Providenciales, Turks and Caicos
Grace Bay
Grace Bay - If you're staying on Providenciales (Provo), there is really only one area you should look at and that's Grace Bay. Nearly all of the island's hotels and condos are built on this five mile strip of white sand beach and some of the best restaurants and shopping are located here too. Follow the link below to find the hotel you're interested in, there are some really fancy ones to choose from.
 
Providenciales, Turks and Caicos
Inter-Island Travel
TCI Ferry Service - Inevitably, if you stay on Providenciales long enough, you are going to want to check out the other islands of Turks and Caicos. The best way to do that is by ferry, unless you have unlimited cash for air travel, then you should fly.
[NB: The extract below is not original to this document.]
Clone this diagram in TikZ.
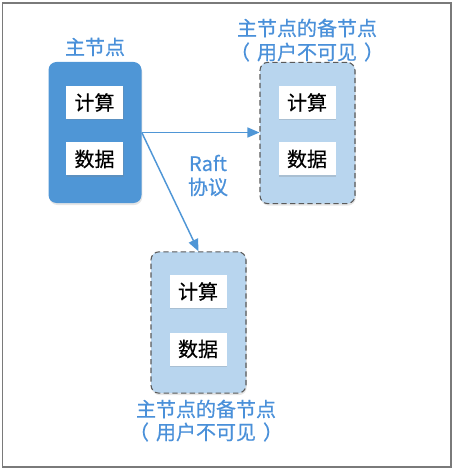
\documentclass[tikz,border=0pt]{standalone}
\usepackage{fontspec}
\setmainfont{Noto Sans CJK SC}[FakeBold=0.6]
\usetikzlibrary{arrows.meta,shadows}
\definecolor{mainblue}{HTML}{4F96D6}
\definecolor{lightblue}{HTML}{B8D5EE}
\definecolor{textblue}{HTML}{4A90D9}
\definecolor{framegray}{HTML}{7A7A7A}
\definecolor{dashgray}{HTML}{5A5A5A}
\tikzset{
  every node/.style={font=\fontsize{15pt}{18pt}\selectfont, inner sep=0pt},
  mainbox/.style={rectangle, rounded corners=6pt, fill=mainblue, minimum width=69.75pt, minimum height=105.75pt,
    drop shadow={opacity=0.2, shadow xshift=0.6pt, shadow yshift=-1.5pt}},
  backbox/.style={rectangle, rounded corners=6pt, fill=lightblue, draw=dashgray, dashed, line width=0.8pt,
    dash pattern=on 4pt off 2.5pt, minimum width=71.25pt, minimum height=106pt,
    drop shadow={opacity=0.2, shadow xshift=0.6pt, shadow yshift=-1.5pt, draw=none}},
  innerbox/.style={rectangle, fill=white, minimum width=42.75pt, minimum height=24.75pt, text=black,
    drop shadow={opacity=0.25, shadow xshift=0.6pt, shadow yshift=-1pt}},
  lbl/.style={text=textblue, align=center},
  conn/.style={draw=mainblue, line width=1.1pt, -{Triangle[length=9pt,width=7.5pt]}}
}
\begin{document}
\begin{tikzpicture}[x=0.75pt,y=-0.75pt]
\useasboundingbox (0,0) rectangle (456,470);
\draw[framegray, line width=1.1pt] (2.5,3) rectangle (451,467);

\node[mainbox] (main) at (95,132.5) {};
\node[innerbox] (mc) at (94.5,102.5) {计算};
\node[innerbox] (md) at (94.5,159) {数据};
\node[lbl] (mlbl) at (95,47) {主节点};

\node[backbox] (r) at (307.5,133) {};
\node[innerbox] (rc) at (307,102.5) {计算};
\node[innerbox] (rd) at (307,159) {数据};
\node[lbl] (rl1) at (307,28) {主节点的备节点};
\node[lbl] (rl2) at (307,52) {（\hspace{0.35em}用户不可见\hspace{0.35em}）};

\node[backbox] (b) at (198.5,322.5) {};
\node[innerbox] (bc) at (198,291.5) {计算};
\node[innerbox] (bd) at (198,349) {数据};
\node[lbl] (bl1) at (206,409) {主节点的备节点};
\node[lbl] (bl2) at (206,432) {（\hspace{0.35em}用户不可见\hspace{0.35em}）};

\node[lbl] (raft) at (208,163) {Raft};
\node[lbl] (proto) at (208,187) {协议};

\coordinate (src) at (main.east);
\draw[conn] (src) -- (r.west |- src);
\draw[conn] (src) -- (b.north);
\end{tikzpicture}
\end{document}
For the rest of us, the TCI Ferry Service connects Provo to North Caicos, South Caicos and Grand Turk. The ferry ride from Provo to North Caicos across the choppy waters of the Atlantic only takes about 25 minutes. Then from North Caicos you can hire a taxi to haul you around this island and Middle Caicos. South Caicos and Grand Turk are quite a bit further and the schedule less frequent, but reachable by ferry.
 
Providenciales, Turks and Caicos
Da Monkey at Da Conch Shack
Da Conch Shack - Just like in the movie "Forrest Gump" where Bubba is talking about all the foods he liked made from shrimp, Da Conch Shack and Rum Bar has nearly that many made from conch. Cracked Conch, Conch Ceviche, Conch Chowder, Conch Fritters, Coconut Conch Stew and more grace the menu. There is even a drink called the "Conch Knocker". At first glance, Da Conch Shack may look a little run down, but the food is fantastic and the open-air restaurant is located right on the water. So pull up a picnic table, enjoy some Reggae music and enjoy some tasty conch.